96% of senior executives think that some form of culture change is needed within their organisation and 51% believe that a major cultural overhaul is required. These are powerful statistics by any standards and it would not therefore be unrealistic to think that when a Booz & Company survey brought them to light in 2013, organisational leaders leapt into action.
Sadly, surveys and reports have revealed just how little has changed in the past two years. Witness the FRC which has made company culture and behaviour a priority for 2015. Or how about a July report looking forward to UK construction week in which architect George Clarke commented, “We need a cultural shift in how we deliver construction in the next five years.”
“We need a cultural shift in how we deliver construction in the next five years.”
And then there is the recent Boxwood survey into UK infrastructure organisations, which revealed “87% recognised the need to change the relationship with their customer, 78% recognised the need to change their culture and 71% recognised the need to change skills and capabilities.” The same pattern is reflected across the board. Wherever you look, from banks to supermarkets and from service organisations to solicitors the message is the same. People are recognising the need for change, there is lots of chatter going on about culture change, but the impetus just isn’t there.

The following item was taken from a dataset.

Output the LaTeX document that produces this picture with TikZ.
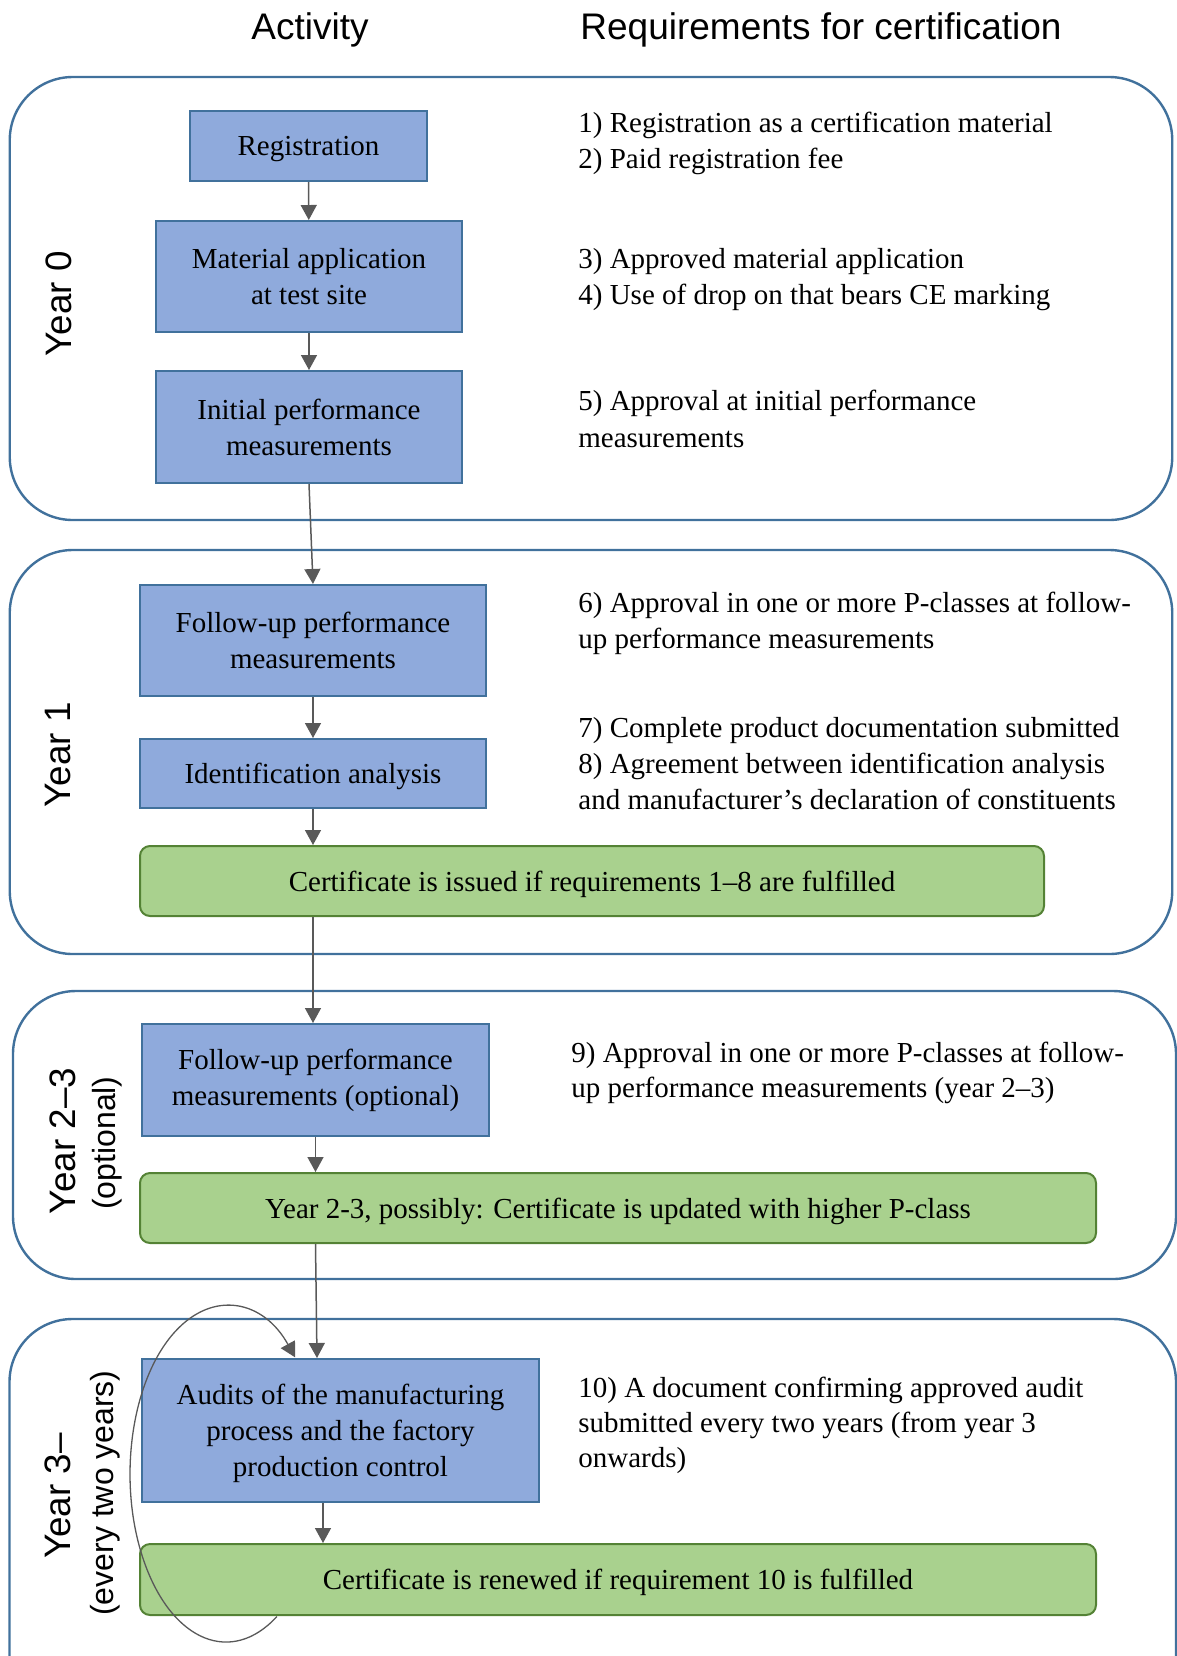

So what’s going on? Why is it that when leaders recognise the need for culture change, when employees are looking for change, and when regulators, customers and others are all demanding change, why is change slow in coming? As with anything in business the reasons are many and varied but one of the key factors is that change means disruption and any kind of disruption is uncomfortable. Particularly so, when the sort of culture change which is facing many businesses is a complete cultural overhaul which moves them towards a more innovative model.
Disruptive innovation may well call for new strategies and values, new attitudes and behaviours and new processes and approaches. Leading such radical change requires the CEO and leadership team to move well out of their comfort zone, not something which many would confront with equanimity. This is perfectly illustrated by an SRA survey in July 2015, which commented that Solicitors are ‘ready to innovate but wary of change.’

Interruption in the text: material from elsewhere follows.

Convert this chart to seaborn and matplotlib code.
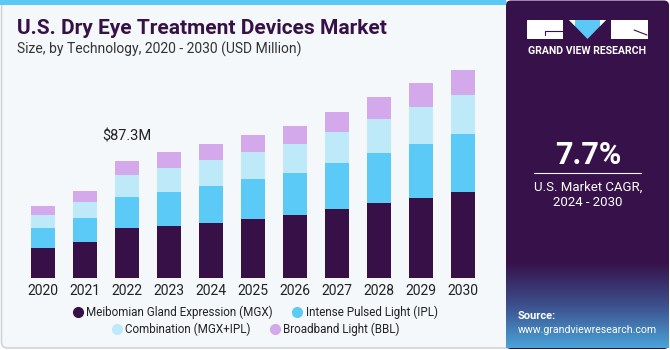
import matplotlib
matplotlib.use("Agg")
import matplotlib.pyplot as plt
import seaborn as sns
import numpy as np
import pandas as pd
from matplotlib.patches import Rectangle, Polygon, FancyBboxPatch
from matplotlib.lines import Line2D
from matplotlib.colors import LinearSegmentedColormap

years = ["2020", "2021", "2022", "2023", "2024", "2025", "2026", "2027", "2028", "2029", "2030"]
mgx = [22.3, 27.2, 37.1, 38.8, 41.3, 44.0, 47.0, 51.4, 55.7, 59.8, 64.3]
ipl = [14.8, 17.8, 23.5, 25.5, 27.2, 29.7, 31.2, 34.1, 37.3, 39.9, 42.8]
comb = [9.9, 11.9, 15.9, 17.8, 19.1, 20.0, 21.5, 23.2, 25.2, 27.2, 29.2]
bbl = [6.7, 7.7, 10.8, 11.4, 11.9, 12.4, 13.6, 14.6, 16.1, 17.8, 18.6]
series = ["Meibomian Gland Expression (MGX)", "Intense Pulsed Light (IPL)",
          "Combination (MGX+IPL)", "Broadband Light (BBL)"]
colors = ["#361046", "#5bcaf6", "#bde9f9", "#d3a9ec"]
annot_year = "2022"
annot_text = "$87.3M"

sns.set_theme(style="white")
plt.rcParams['font.family'] = ['Roboto', 'DejaVu Sans']

W, H = 670, 350
fig = plt.figure(figsize=(6.7, 3.5), dpi=100)
fig.patch.set_facecolor("white")

def px(x, y, w, h):
    return [x / W, 1 - (y + h) / H, w / W, h / H]

# background panel
bg = fig.add_axes([0, 0, 1, 1], zorder=-10)
bg.set_xlim(0, W); bg.set_ylim(H, 0); bg.axis("off")
bg.add_patch(FancyBboxPatch((1.5, 2), 520, H - 4, boxstyle="round,pad=0,rounding_size=6",
                            facecolor="#f4f8fb", edgecolor="#d0d4d8", lw=1.2))
bg.add_patch(Rectangle((0, 0), 506, 5, facecolor="#5bc8f5", edgecolor="none"))

df = pd.DataFrame({"year": years, "mgx": mgx, "ipl": ipl, "comb": comb, "bbl": bbl})
df["c1"] = df["mgx"]
df["c2"] = df["c1"] + df["ipl"]
df["c3"] = df["c2"] + df["comb"]
df["c4"] = df["c3"] + df["bbl"]

ax = fig.add_axes(px(21.8, 62.8, 462, 215.5))
ax.set_facecolor("none")
for col, c in zip(["c4", "c3", "c2", "c1"], colors[::-1]):
    sns.barplot(data=df, x="year", y=col, color=c, width=0.58, ax=ax,
                saturation=1, edgecolor=c, linewidth=0)
ax.set_xlim(-0.5, 10.5)
ax.set_ylim(0, 160)
ax.set_xlabel(""); ax.set_ylabel("")
ax.set_yticks([])
for s in ax.spines.values():
    s.set_visible(False)
ax.tick_params(axis="x", length=0, labelsize=10, colors="#222222", pad=4)

i = years.index(annot_year)
ax.text(i, df["c4"][i] + 18, annot_text, ha="center", va="center", fontsize=10.5, color="#222222")

# title
fig.text(17 / W, 1 - 29 / H, "U.S. Dry Eye Treatment Devices Market", fontsize=15,
         fontweight="bold", color="#361046", va="center", ha="left")
fig.text(17 / W, 1 - 49 / H, "Size, by Technology, 2020 - 2030 (USD Million)", fontsize=10,
         color="#333333", va="center", ha="left")

# legend
h = [Line2D([0], [0], marker="o", linestyle="", markersize=7, markerfacecolor=c,
            markeredgecolor=c) for c in colors]
for rows, yy in ((slice(0, 2), 312), (slice(2, 4), 329)):
    fig.legend(h[rows], series[rows], loc="center", bbox_to_anchor=(255 / W, 1 - yy / H),
               ncol=2, frameon=False, fontsize=8.4, handletextpad=0.2, columnspacing=1.6,
               handlelength=1.0, labelcolor="#222222", borderpad=0, borderaxespad=0)

# right panel
rp = fig.add_axes([0, 0, 1, 1], zorder=5)
rp.set_xlim(0, W); rp.set_ylim(H, 0); rp.axis("off")
rp.add_patch(FancyBboxPatch((506, 0.5), 163, H - 1.5, boxstyle="round,pad=0,rounding_size=5",
                            facecolor="#37114a", edgecolor="none"))
grad = np.linspace(0, 1, 100)[:, None]
cmap = LinearSegmentedColormap.from_list("g", ["#37114a", "#3c4f8c", "#4aa3d8"])
rp.imshow(grad, extent=(506, 669, 348, 262), cmap=cmap, aspect="auto", zorder=1,
          origin="upper")
# logo
rp.add_patch(Rectangle((527, 20), 36, 19, facecolor="white", edgecolor="none", zorder=3))
rp.plot([545, 563], [31, 31], color="#37114a", lw=0.8, zorder=4)
rp.plot([545, 545], [31, 35], color="#37114a", lw=0.8, zorder=4)
rp.add_patch(Polygon([(569, 20), (606, 20), (587.5, 39)], closed=True, facecolor="#5bc8f5",
                     edgecolor="none", zorder=3))
rp.add_patch(Polygon([(569, 20), (575, 20), (575, 26)], closed=True, facecolor="white",
                     edgecolor="none", zorder=4))
rp.add_patch(Polygon([(600, 20), (606, 20), (600, 26)], closed=True, facecolor="white",
                     edgecolor="none", zorder=4))
rp.add_patch(Rectangle((611, 20), 36.5, 19, facecolor="white", edgecolor="none", zorder=3))
rp.plot([634, 647], [30, 35], color="#37114a", lw=0.8, zorder=4)
rp.text(587.5, 51, "GRAND VIEW RESEARCH", color="white", fontsize=7.6, fontweight="bold",
        ha="center", va="center", zorder=4)
rp.text(588, 155, "7.7%", color="white", fontsize=22, fontweight="bold", ha="center",
        va="center", zorder=4)
rp.plot([534, 641], [173, 173], color="white", lw=0.8, zorder=4)
rp.text(588, 187, "U.S. Market CAGR,", color="white", fontsize=9.5, ha="center",
        va="center", zorder=4)
rp.text(588, 202, "2024 - 2030", color="white", fontsize=9.5, ha="center", va="center",
        zorder=4)
rp.text(518, 316, "Source:", color="white", fontsize=8, fontweight="bold", ha="left",
        va="center", zorder=4)
rp.text(518, 330, "www.grandviewresearch.com", color="white", fontsize=7.6, ha="left",
        va="center", zorder=4)

fig.savefig("out.png", dpi=100, facecolor=fig.get_facecolor())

“Solicitors are ready to innovate but wary of change.”
When we talk about change of any sort one of the keys to success is the need to anticipate and overcome barriers. When those barriers sit within the leadership team then the cold truth is that either change is not going to happen or is going to be so watered down that it renders it meaningless. So we have organisations which profess to be innovative but are merely tinkering on the edges of inventing or incremental innovation, we have organisations which profess to deliver outstanding customer service yet still target employees by number of calls made rather than satisfactory outcomes, and we have businesses which announce bold new initiatives which founder on the rocks of leadership inertia.
Two years ago 96% of people surveyed recognised the need for culture change within their organisation. In an increasingly global playing field the need for culture change has not gone away but instead has intensified. Leaders who may have thought they could dip their toes in the still waters of change as they gradually edged their organisations towards a new strategy are now finding that rather than a 10% increase, the change needs to be 10X. Real change, radical change is the only solution if organisations are to survive in a global marketplace in which increasingly disruptors can come from anywhere. It may not be comfortable; it may require resolve and an entirely new attitude and approach but then that’s what true leadership is all about, engaging hearts and minds and enabling people to deliver innovative solutions for the benefit of the organisation and of its customers.